### BRIEF
Find every line in the records below that contains the word "this", and copy each such line.
══ RAW DATA
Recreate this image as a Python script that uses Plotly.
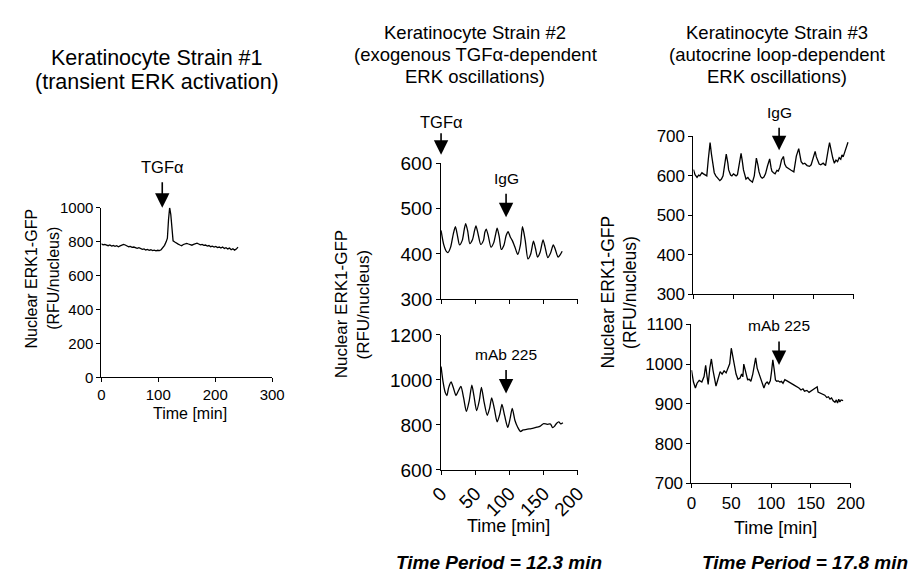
════
══ RAW DATA
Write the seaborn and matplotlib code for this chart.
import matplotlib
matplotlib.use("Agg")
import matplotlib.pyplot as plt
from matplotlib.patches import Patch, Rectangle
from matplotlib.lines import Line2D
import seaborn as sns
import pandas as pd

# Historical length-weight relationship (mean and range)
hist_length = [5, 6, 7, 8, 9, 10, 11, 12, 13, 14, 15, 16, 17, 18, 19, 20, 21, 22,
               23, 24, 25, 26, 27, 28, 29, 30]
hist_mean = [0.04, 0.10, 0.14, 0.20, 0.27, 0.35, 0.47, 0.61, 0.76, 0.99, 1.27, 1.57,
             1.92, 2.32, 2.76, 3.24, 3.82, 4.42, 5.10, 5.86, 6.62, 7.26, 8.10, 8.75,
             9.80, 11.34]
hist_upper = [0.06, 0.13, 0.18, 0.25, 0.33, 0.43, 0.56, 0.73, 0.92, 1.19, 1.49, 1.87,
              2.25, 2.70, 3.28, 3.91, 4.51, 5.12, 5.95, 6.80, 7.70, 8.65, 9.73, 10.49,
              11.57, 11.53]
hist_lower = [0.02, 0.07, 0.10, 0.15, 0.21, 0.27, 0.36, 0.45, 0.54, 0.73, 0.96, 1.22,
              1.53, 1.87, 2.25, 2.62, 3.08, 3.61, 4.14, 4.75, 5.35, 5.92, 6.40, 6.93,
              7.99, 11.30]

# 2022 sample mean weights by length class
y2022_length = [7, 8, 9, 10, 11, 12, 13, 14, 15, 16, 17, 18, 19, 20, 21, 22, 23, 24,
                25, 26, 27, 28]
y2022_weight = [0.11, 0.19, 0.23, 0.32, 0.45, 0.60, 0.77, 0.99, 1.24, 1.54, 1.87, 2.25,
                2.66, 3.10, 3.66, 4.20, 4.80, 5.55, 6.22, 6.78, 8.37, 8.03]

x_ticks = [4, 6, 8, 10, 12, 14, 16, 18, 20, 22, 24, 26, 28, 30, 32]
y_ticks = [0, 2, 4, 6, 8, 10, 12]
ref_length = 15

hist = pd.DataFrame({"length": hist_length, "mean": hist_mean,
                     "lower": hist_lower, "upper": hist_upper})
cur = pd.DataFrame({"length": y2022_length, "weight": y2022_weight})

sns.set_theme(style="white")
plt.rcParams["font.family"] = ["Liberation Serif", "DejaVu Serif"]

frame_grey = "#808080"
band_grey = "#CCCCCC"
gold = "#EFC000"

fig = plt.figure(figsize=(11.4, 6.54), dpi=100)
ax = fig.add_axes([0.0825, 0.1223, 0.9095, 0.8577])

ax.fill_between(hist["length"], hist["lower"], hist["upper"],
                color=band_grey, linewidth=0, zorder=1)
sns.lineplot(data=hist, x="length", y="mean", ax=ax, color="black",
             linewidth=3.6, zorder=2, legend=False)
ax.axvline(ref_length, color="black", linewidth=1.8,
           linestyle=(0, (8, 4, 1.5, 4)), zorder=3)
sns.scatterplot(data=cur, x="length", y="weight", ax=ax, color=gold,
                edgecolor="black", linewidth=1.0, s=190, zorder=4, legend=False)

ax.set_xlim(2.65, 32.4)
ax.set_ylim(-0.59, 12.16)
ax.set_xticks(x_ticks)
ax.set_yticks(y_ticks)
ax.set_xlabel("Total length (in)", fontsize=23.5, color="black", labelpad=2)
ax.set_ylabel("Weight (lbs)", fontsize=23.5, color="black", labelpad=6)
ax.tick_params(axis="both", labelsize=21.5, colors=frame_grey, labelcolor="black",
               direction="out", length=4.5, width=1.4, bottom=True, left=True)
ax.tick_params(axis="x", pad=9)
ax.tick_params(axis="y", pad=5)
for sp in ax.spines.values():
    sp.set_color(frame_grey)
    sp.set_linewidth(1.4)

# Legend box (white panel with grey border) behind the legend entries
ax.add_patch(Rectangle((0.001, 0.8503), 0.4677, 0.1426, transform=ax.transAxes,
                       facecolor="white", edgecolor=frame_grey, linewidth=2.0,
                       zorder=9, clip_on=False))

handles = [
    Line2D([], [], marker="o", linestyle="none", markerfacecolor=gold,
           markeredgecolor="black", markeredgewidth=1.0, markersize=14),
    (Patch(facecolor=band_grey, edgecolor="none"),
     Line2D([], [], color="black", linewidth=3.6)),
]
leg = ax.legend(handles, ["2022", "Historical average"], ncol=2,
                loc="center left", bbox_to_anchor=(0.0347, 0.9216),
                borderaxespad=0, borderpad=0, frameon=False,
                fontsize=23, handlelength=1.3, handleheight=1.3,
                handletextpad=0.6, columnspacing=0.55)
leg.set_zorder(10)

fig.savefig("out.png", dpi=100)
════
### OUTPUT
Recreate this image as a Python script that uses Plotly.
Write the seaborn and matplotlib code for this chart.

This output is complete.